◆ **What the task requires**: Select the lines that hold the word "diagram" and copy each one.

◆ **Task input**:
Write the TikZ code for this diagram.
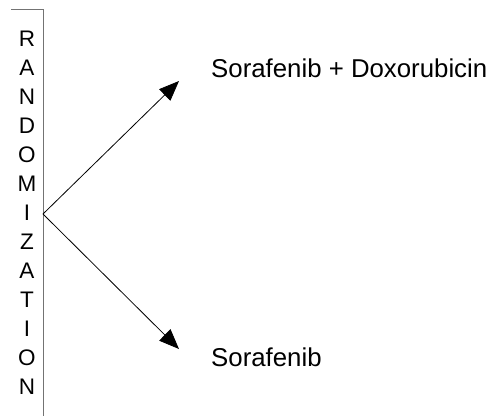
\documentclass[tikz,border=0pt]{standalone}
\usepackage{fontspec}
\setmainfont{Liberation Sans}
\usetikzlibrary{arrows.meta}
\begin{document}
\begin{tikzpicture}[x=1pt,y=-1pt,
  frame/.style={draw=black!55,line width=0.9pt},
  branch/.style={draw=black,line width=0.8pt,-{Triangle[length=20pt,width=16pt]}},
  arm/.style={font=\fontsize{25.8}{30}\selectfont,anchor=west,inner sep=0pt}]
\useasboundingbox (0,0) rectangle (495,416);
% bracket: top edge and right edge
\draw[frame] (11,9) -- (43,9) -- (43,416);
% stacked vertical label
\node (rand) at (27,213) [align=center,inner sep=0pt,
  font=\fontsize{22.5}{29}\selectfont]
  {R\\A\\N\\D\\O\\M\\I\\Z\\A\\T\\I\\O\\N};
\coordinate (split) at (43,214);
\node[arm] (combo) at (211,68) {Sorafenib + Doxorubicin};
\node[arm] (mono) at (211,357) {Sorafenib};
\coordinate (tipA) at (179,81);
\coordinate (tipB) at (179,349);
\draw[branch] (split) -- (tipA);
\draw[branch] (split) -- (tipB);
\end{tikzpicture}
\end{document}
...
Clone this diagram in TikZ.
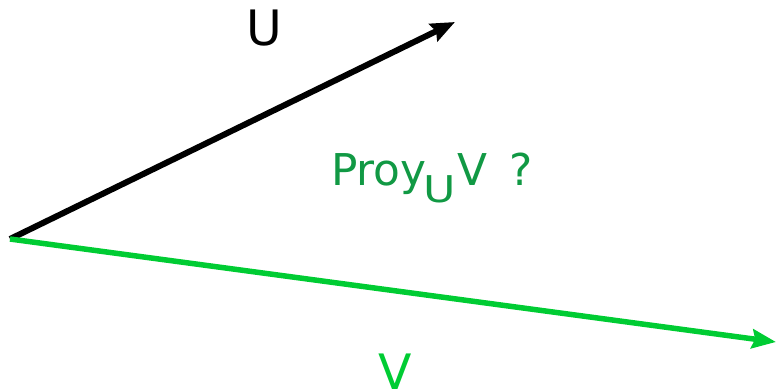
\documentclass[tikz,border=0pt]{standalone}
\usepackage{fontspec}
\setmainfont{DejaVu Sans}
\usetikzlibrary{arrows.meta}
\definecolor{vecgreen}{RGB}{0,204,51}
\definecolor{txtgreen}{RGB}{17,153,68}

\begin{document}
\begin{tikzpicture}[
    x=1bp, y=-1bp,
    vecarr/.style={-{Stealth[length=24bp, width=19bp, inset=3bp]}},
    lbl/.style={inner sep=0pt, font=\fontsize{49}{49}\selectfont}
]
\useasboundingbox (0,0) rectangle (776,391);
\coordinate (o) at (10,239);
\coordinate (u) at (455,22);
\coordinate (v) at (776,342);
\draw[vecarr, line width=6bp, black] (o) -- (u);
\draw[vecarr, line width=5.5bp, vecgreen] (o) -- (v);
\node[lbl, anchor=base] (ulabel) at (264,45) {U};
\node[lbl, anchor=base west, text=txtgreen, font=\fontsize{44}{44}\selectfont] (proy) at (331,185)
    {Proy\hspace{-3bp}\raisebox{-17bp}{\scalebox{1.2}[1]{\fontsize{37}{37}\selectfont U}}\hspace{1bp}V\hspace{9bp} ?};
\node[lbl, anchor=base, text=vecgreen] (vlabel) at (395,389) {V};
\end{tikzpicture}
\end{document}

◆ **Result**:
Write the TikZ code for this diagram.
Clone this diagram in TikZ.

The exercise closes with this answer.